EXERCISE REQUIREMENTS =>
Pictures in the records should not be copied, but every other part must be repeated exactly.
** start of DATASET RECORDS **
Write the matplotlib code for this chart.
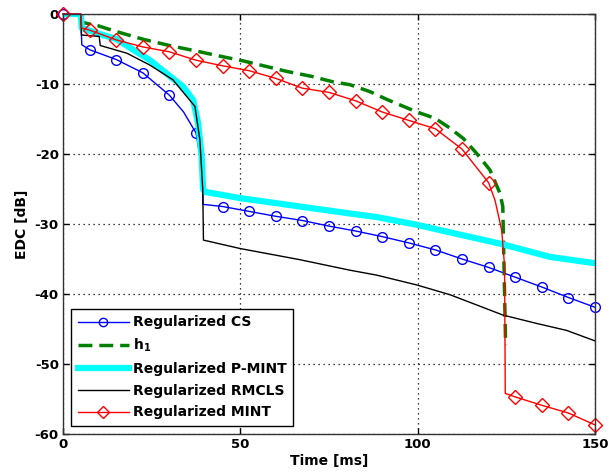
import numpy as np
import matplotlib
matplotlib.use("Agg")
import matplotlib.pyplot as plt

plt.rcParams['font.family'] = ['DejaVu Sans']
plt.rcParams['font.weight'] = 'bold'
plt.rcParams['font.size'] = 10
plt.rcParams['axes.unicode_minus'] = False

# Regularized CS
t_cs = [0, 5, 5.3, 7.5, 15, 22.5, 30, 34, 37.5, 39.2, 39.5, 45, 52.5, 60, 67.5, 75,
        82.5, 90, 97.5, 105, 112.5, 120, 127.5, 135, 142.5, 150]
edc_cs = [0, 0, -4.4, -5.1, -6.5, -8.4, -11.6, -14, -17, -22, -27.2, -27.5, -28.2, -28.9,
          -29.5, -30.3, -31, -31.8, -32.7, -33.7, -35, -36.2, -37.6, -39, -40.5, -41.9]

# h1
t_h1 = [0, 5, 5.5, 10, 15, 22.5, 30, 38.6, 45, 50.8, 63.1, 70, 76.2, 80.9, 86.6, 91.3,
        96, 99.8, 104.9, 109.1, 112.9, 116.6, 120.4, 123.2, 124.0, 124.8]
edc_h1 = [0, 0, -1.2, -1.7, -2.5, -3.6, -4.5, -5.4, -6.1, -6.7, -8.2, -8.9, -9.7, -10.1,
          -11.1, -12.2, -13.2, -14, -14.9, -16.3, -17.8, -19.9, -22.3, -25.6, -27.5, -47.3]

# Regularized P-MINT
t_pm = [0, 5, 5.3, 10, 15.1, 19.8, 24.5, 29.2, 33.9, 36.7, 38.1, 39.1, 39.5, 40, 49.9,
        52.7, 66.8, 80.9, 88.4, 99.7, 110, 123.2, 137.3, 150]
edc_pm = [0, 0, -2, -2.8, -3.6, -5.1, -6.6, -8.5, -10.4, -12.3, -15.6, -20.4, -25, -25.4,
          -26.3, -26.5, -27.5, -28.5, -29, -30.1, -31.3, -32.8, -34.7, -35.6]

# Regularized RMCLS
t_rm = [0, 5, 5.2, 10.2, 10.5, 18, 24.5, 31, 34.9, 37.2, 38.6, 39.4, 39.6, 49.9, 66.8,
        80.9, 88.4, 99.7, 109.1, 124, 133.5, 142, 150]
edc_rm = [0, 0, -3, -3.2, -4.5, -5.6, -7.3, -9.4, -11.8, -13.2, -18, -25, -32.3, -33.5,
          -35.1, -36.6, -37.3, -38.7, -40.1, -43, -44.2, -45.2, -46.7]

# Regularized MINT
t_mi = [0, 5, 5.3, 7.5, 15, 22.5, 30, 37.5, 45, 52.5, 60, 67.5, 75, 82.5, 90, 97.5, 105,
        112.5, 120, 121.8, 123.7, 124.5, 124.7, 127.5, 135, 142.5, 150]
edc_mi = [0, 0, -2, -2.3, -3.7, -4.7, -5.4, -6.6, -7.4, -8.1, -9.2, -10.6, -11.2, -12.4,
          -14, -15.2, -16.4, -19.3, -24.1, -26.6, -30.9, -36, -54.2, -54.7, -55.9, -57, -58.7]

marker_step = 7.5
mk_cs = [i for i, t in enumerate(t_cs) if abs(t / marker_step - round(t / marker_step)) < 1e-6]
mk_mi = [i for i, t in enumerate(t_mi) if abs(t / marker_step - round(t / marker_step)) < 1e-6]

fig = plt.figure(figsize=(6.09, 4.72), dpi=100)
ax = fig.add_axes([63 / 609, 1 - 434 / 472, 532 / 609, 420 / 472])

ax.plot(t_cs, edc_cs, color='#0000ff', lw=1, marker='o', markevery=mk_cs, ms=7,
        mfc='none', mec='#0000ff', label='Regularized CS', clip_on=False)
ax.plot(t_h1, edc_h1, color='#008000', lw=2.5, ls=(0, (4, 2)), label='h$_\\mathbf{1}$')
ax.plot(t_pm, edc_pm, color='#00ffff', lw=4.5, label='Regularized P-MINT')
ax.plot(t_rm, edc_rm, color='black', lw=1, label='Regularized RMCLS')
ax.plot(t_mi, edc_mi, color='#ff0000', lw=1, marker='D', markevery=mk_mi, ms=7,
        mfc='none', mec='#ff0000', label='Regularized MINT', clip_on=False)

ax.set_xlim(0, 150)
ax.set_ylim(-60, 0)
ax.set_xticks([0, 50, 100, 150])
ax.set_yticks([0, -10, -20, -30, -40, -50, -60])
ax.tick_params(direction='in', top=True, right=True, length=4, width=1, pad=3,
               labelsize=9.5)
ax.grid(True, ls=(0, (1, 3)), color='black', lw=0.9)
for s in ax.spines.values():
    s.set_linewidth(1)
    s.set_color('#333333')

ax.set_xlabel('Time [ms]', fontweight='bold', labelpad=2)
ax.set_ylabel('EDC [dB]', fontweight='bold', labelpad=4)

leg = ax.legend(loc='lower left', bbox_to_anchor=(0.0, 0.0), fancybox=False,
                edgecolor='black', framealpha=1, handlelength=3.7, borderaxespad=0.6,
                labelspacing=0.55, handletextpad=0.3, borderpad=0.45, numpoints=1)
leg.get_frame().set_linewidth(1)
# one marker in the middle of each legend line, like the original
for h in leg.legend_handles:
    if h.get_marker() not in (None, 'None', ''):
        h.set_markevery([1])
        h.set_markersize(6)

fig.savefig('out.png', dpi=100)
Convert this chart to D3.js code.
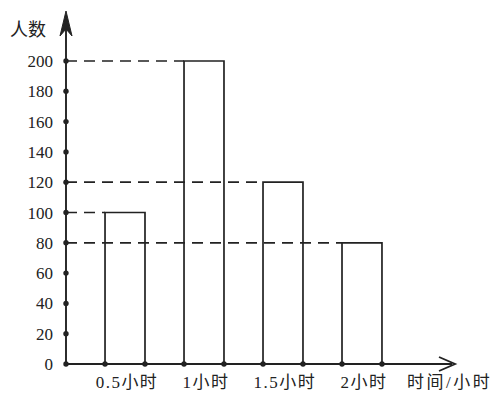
** end of DATASET RECORDS **
THE COMPLETED TASK =>
Write the matplotlib code for this chart.
import numpy as np
import matplotlib
matplotlib.use("Agg")
import matplotlib.pyplot as plt

plt.rcParams['font.family'] = ['DejaVu Sans']
plt.rcParams['font.weight'] = 'bold'
plt.rcParams['font.size'] = 10
plt.rcParams['axes.unicode_minus'] = False

# Regularized CS
t_cs = [0, 5, 5.3, 7.5, 15, 22.5, 30, 34, 37.5, 39.2, 39.5, 45, 52.5, 60, 67.5, 75,
        82.5, 90, 97.5, 105, 112.5, 120, 127.5, 135, 142.5, 150]
edc_cs = [0, 0, -4.4, -5.1, -6.5, -8.4, -11.6, -14, -17, -22, -27.2, -27.5, -28.2, -28.9,
          -29.5, -30.3, -31, -31.8, -32.7, -33.7, -35, -36.2, -37.6, -39, -40.5, -41.9]

# h1
t_h1 = [0, 5, 5.5, 10, 15, 22.5, 30, 38.6, 45, 50.8, 63.1, 70, 76.2, 80.9, 86.6, 91.3,
        96, 99.8, 104.9, 109.1, 112.9, 116.6, 120.4, 123.2, 124.0, 124.8]
edc_h1 = [0, 0, -1.2, -1.7, -2.5, -3.6, -4.5, -5.4, -6.1, -6.7, -8.2, -8.9, -9.7, -10.1,
          -11.1, -12.2, -13.2, -14, -14.9, -16.3, -17.8, -19.9, -22.3, -25.6, -27.5, -47.3]

# Regularized P-MINT
t_pm = [0, 5, 5.3, 10, 15.1, 19.8, 24.5, 29.2, 33.9, 36.7, 38.1, 39.1, 39.5, 40, 49.9,
        52.7, 66.8, 80.9, 88.4, 99.7, 110, 123.2, 137.3, 150]
edc_pm = [0, 0, -2, -2.8, -3.6, -5.1, -6.6, -8.5, -10.4, -12.3, -15.6, -20.4, -25, -25.4,
          -26.3, -26.5, -27.5, -28.5, -29, -30.1, -31.3, -32.8, -34.7, -35.6]

# Regularized RMCLS
t_rm = [0, 5, 5.2, 10.2, 10.5, 18, 24.5, 31, 34.9, 37.2, 38.6, 39.4, 39.6, 49.9, 66.8,
        80.9, 88.4, 99.7, 109.1, 124, 133.5, 142, 150]
edc_rm = [0, 0, -3, -3.2, -4.5, -5.6, -7.3, -9.4, -11.8, -13.2, -18, -25, -32.3, -33.5,
          -35.1, -36.6, -37.3, -38.7, -40.1, -43, -44.2, -45.2, -46.7]

# Regularized MINT
t_mi = [0, 5, 5.3, 7.5, 15, 22.5, 30, 37.5, 45, 52.5, 60, 67.5, 75, 82.5, 90, 97.5, 105,
        112.5, 120, 121.8, 123.7, 124.5, 124.7, 127.5, 135, 142.5, 150]
edc_mi = [0, 0, -2, -2.3, -3.7, -4.7, -5.4, -6.6, -7.4, -8.1, -9.2, -10.6, -11.2, -12.4,
          -14, -15.2, -16.4, -19.3, -24.1, -26.6, -30.9, -36, -54.2, -54.7, -55.9, -57, -58.7]

marker_step = 7.5
mk_cs = [i for i, t in enumerate(t_cs) if abs(t / marker_step - round(t / marker_step)) < 1e-6]
mk_mi = [i for i, t in enumerate(t_mi) if abs(t / marker_step - round(t / marker_step)) < 1e-6]

fig = plt.figure(figsize=(6.09, 4.72), dpi=100)
ax = fig.add_axes([63 / 609, 1 - 434 / 472, 532 / 609, 420 / 472])

ax.plot(t_cs, edc_cs, color='#0000ff', lw=1, marker='o', markevery=mk_cs, ms=7,
        mfc='none', mec='#0000ff', label='Regularized CS', clip_on=False)
ax.plot(t_h1, edc_h1, color='#008000', lw=2.5, ls=(0, (4, 2)), label='h$_\\mathbf{1}$')
ax.plot(t_pm, edc_pm, color='#00ffff', lw=4.5, label='Regularized P-MINT')
ax.plot(t_rm, edc_rm, color='black', lw=1, label='Regularized RMCLS')
ax.plot(t_mi, edc_mi, color='#ff0000', lw=1, marker='D', markevery=mk_mi, ms=7,
        mfc='none', mec='#ff0000', label='Regularized MINT', clip_on=False)

ax.set_xlim(0, 150)
ax.set_ylim(-60, 0)
ax.set_xticks([0, 50, 100, 150])
ax.set_yticks([0, -10, -20, -30, -40, -50, -60])
ax.tick_params(direction='in', top=True, right=True, length=4, width=1, pad=3,
               labelsize=9.5)
ax.grid(True, ls=(0, (1, 3)), color='black', lw=0.9)
for s in ax.spines.values():
    s.set_linewidth(1)
    s.set_color('#333333')

ax.set_xlabel('Time [ms]', fontweight='bold', labelpad=2)
ax.set_ylabel('EDC [dB]', fontweight='bold', labelpad=4)

leg = ax.legend(loc='lower left', bbox_to_anchor=(0.0, 0.0), fancybox=False,
                edgecolor='black', framealpha=1, handlelength=3.7, borderaxespad=0.6,
                labelspacing=0.55, handletextpad=0.3, borderpad=0.45, numpoints=1)
leg.get_frame().set_linewidth(1)
# one marker in the middle of each legend line, like the original
for h in leg.legend_handles:
    if h.get_marker() not in (None, 'None', ''):
        h.set_markevery([1])
        h.set_markersize(6)

fig.savefig('out.png', dpi=100)
Convert this chart to D3.js code.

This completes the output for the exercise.